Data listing
****************

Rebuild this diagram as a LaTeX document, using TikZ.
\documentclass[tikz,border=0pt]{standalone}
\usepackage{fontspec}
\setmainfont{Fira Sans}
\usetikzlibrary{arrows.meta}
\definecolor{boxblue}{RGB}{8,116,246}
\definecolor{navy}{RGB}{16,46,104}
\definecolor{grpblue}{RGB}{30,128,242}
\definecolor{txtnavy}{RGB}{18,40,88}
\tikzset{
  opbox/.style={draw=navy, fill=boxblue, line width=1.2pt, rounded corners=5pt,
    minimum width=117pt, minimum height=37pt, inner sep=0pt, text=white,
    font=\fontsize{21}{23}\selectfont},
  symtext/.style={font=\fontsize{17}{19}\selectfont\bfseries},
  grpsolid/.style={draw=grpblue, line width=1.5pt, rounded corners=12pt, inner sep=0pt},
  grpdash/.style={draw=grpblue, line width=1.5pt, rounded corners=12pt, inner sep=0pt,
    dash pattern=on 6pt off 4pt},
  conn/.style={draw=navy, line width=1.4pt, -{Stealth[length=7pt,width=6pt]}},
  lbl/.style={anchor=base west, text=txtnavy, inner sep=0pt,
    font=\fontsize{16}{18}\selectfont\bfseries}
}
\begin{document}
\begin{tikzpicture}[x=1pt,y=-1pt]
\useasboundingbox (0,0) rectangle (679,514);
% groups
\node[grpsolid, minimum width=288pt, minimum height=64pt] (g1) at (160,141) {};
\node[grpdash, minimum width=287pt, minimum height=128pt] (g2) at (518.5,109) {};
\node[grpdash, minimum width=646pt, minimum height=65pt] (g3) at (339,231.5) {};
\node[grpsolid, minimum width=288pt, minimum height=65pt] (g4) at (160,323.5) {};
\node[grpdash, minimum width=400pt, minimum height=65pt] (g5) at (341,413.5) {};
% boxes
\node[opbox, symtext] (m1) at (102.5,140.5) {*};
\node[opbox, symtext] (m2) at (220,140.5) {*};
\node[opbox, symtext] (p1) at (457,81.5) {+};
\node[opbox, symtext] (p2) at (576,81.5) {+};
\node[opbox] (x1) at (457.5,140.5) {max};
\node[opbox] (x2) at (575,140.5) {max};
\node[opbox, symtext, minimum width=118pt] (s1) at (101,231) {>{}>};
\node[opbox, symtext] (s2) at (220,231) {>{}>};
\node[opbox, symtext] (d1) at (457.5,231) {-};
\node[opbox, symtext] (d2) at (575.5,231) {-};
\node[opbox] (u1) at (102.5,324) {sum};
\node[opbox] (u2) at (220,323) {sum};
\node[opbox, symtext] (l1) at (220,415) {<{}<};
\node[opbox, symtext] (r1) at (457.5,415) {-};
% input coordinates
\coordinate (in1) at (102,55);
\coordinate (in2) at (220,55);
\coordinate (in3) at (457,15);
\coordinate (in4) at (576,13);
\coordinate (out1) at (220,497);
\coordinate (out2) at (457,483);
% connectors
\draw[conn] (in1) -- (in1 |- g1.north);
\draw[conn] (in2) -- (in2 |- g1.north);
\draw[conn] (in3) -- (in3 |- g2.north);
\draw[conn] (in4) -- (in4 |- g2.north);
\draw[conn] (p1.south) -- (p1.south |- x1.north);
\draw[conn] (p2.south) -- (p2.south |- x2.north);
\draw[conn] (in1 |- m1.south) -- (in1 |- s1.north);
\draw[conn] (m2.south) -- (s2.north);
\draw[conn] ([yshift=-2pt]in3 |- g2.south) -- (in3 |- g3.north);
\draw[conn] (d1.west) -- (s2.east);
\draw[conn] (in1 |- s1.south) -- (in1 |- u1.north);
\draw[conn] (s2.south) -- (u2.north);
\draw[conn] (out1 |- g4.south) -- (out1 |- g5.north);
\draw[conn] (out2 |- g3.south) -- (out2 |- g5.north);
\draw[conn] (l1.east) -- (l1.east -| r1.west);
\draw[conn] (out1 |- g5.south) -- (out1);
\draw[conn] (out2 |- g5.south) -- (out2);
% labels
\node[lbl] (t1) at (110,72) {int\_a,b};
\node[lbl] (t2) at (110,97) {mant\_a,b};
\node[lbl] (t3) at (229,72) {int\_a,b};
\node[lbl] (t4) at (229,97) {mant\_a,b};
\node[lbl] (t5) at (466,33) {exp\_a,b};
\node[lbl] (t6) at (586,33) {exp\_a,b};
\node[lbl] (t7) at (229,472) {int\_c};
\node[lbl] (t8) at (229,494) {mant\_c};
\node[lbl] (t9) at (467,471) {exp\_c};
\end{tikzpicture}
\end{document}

****************

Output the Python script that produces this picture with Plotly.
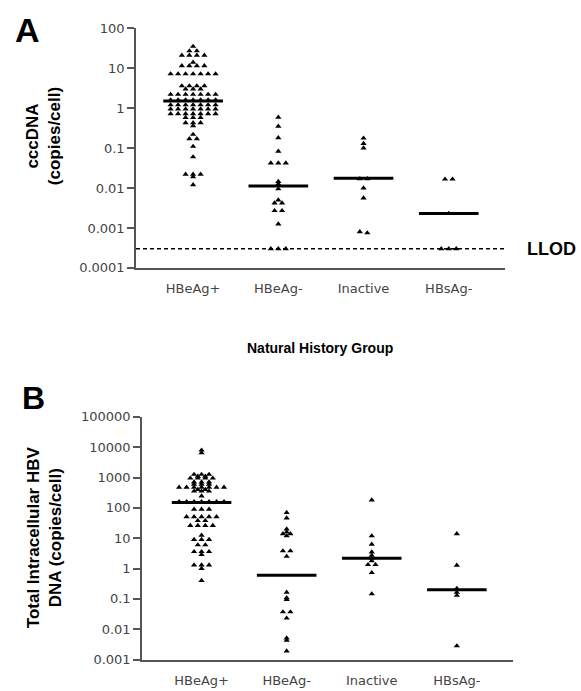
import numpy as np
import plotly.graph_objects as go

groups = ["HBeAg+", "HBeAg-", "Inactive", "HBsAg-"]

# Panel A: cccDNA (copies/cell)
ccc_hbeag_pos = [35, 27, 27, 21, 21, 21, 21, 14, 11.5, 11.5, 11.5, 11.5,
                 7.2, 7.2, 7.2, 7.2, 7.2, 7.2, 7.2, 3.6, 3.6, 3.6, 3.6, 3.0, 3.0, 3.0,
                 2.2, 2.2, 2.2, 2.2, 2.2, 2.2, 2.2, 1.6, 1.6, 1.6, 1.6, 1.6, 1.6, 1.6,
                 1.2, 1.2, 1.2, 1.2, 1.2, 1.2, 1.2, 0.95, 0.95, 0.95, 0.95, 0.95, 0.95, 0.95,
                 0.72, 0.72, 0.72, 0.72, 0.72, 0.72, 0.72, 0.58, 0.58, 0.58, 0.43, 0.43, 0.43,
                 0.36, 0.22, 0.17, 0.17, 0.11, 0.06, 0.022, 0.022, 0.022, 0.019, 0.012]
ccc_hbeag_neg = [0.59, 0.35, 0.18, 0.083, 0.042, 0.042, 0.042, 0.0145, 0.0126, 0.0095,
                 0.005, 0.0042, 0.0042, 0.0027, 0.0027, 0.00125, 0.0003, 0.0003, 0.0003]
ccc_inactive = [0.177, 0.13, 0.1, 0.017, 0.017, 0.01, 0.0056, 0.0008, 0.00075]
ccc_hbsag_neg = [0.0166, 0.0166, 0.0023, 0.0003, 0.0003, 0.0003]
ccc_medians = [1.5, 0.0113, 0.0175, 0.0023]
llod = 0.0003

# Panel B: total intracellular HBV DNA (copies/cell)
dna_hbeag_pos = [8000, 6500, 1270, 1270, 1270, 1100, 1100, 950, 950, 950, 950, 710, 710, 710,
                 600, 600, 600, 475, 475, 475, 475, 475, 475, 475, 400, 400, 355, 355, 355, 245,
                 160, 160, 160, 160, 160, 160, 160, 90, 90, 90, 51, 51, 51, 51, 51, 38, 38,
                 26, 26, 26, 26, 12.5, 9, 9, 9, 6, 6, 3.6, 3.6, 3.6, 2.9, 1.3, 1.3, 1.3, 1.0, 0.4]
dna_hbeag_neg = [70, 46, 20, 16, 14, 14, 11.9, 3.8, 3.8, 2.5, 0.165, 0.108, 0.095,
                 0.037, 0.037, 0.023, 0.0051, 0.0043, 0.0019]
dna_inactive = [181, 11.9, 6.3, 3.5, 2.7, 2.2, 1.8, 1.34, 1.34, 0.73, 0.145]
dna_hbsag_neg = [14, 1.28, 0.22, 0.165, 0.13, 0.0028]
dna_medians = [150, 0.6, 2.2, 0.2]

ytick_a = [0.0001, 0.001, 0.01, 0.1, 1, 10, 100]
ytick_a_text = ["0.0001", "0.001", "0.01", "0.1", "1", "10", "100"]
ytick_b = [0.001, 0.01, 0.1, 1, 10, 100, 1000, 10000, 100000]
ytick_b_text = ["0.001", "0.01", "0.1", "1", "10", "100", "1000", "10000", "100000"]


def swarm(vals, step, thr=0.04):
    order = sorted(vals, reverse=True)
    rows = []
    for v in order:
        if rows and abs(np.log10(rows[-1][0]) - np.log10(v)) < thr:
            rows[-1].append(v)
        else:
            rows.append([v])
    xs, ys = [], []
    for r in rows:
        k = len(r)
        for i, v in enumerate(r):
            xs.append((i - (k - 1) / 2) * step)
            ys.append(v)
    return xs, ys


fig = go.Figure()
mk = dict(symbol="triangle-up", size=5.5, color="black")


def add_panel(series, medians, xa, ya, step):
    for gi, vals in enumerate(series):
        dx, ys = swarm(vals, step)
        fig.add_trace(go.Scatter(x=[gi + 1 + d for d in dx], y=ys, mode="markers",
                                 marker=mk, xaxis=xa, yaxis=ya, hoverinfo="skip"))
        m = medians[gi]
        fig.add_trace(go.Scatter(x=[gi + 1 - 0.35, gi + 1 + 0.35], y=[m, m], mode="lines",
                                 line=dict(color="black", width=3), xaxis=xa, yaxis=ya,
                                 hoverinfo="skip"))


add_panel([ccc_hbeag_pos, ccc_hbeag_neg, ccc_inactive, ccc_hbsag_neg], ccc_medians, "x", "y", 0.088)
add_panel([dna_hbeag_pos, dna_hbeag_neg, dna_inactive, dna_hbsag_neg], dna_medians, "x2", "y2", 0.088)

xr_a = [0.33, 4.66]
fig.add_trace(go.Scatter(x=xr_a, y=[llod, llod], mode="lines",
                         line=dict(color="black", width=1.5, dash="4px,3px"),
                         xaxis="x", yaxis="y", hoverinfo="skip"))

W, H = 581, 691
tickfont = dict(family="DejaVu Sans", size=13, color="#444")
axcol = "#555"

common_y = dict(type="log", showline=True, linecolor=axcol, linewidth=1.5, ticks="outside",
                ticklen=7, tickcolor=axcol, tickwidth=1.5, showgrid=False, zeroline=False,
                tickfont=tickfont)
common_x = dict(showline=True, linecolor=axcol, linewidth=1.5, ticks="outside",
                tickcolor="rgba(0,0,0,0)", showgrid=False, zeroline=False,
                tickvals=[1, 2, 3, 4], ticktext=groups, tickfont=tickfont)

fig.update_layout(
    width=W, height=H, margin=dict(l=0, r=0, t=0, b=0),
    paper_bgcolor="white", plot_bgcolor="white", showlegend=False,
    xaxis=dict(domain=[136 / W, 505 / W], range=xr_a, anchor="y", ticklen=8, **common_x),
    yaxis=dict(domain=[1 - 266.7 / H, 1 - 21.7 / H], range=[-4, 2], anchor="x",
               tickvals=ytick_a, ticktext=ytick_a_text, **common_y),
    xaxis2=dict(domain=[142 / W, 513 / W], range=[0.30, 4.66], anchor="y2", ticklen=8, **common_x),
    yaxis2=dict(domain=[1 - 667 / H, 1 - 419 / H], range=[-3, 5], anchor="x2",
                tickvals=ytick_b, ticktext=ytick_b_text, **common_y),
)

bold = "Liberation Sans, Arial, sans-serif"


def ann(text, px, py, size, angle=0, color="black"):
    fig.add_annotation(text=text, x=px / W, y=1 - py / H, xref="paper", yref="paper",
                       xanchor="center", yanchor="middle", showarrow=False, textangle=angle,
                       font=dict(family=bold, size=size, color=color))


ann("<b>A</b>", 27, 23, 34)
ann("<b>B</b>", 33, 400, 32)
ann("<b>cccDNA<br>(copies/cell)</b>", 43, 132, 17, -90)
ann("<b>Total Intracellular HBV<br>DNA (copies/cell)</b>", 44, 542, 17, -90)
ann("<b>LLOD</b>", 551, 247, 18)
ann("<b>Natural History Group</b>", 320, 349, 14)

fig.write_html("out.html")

****************

§ **Written exercise**
From the records above, quote word for word only the lines beginning at the line that has "Output the Python" and stopping after the line that has "dna_medians = [150, 0.6, 2.2, 0.2]". Omit the pictures.

§ **Written response**
Output the Python script that produces this picture with Plotly.
import numpy as np
import plotly.graph_objects as go

groups = ["HBeAg+", "HBeAg-", "Inactive", "HBsAg-"]

# Panel A: cccDNA (copies/cell)
ccc_hbeag_pos = [35, 27, 27, 21, 21, 21, 21, 14, 11.5, 11.5, 11.5, 11.5,
                 7.2, 7.2, 7.2, 7.2, 7.2, 7.2, 7.2, 3.6, 3.6, 3.6, 3.6, 3.0, 3.0, 3.0,
                 2.2, 2.2, 2.2, 2.2, 2.2, 2.2, 2.2, 1.6, 1.6, 1.6, 1.6, 1.6, 1.6, 1.6,
                 1.2, 1.2, 1.2, 1.2, 1.2, 1.2, 1.2, 0.95, 0.95, 0.95, 0.95, 0.95, 0.95, 0.95,
                 0.72, 0.72, 0.72, 0.72, 0.72, 0.72, 0.72, 0.58, 0.58, 0.58, 0.43, 0.43, 0.43,
                 0.36, 0.22, 0.17, 0.17, 0.11, 0.06, 0.022, 0.022, 0.022, 0.019, 0.012]
ccc_hbeag_neg = [0.59, 0.35, 0.18, 0.083, 0.042, 0.042, 0.042, 0.0145, 0.0126, 0.0095,
                 0.005, 0.0042, 0.0042, 0.0027, 0.0027, 0.00125, 0.0003, 0.0003, 0.0003]
ccc_inactive = [0.177, 0.13, 0.1, 0.017, 0.017, 0.01, 0.0056, 0.0008, 0.00075]
ccc_hbsag_neg = [0.0166, 0.0166, 0.0023, 0.0003, 0.0003, 0.0003]
ccc_medians = [1.5, 0.0113, 0.0175, 0.0023]
llod = 0.0003

# Panel B: total intracellular HBV DNA (copies/cell)
dna_hbeag_pos = [8000, 6500, 1270, 1270, 1270, 1100, 1100, 950, 950, 950, 950, 710, 710, 710,
                 600, 600, 600, 475, 475, 475, 475, 475, 475, 475, 400, 400, 355, 355, 355, 245,
                 160, 160, 160, 160, 160, 160, 160, 90, 90, 90, 51, 51, 51, 51, 51, 38, 38,
                 26, 26, 26, 26, 12.5, 9, 9, 9, 6, 6, 3.6, 3.6, 3.6, 2.9, 1.3, 1.3, 1.3, 1.0, 0.4]
dna_hbeag_neg = [70, 46, 20, 16, 14, 14, 11.9, 3.8, 3.8, 2.5, 0.165, 0.108, 0.095,
                 0.037, 0.037, 0.023, 0.0051, 0.0043, 0.0019]
dna_inactive = [181, 11.9, 6.3, 3.5, 2.7, 2.2, 1.8, 1.34, 1.34, 0.73, 0.145]
dna_hbsag_neg = [14, 1.28, 0.22, 0.165, 0.13, 0.0028]
dna_medians = [150, 0.6, 2.2, 0.2]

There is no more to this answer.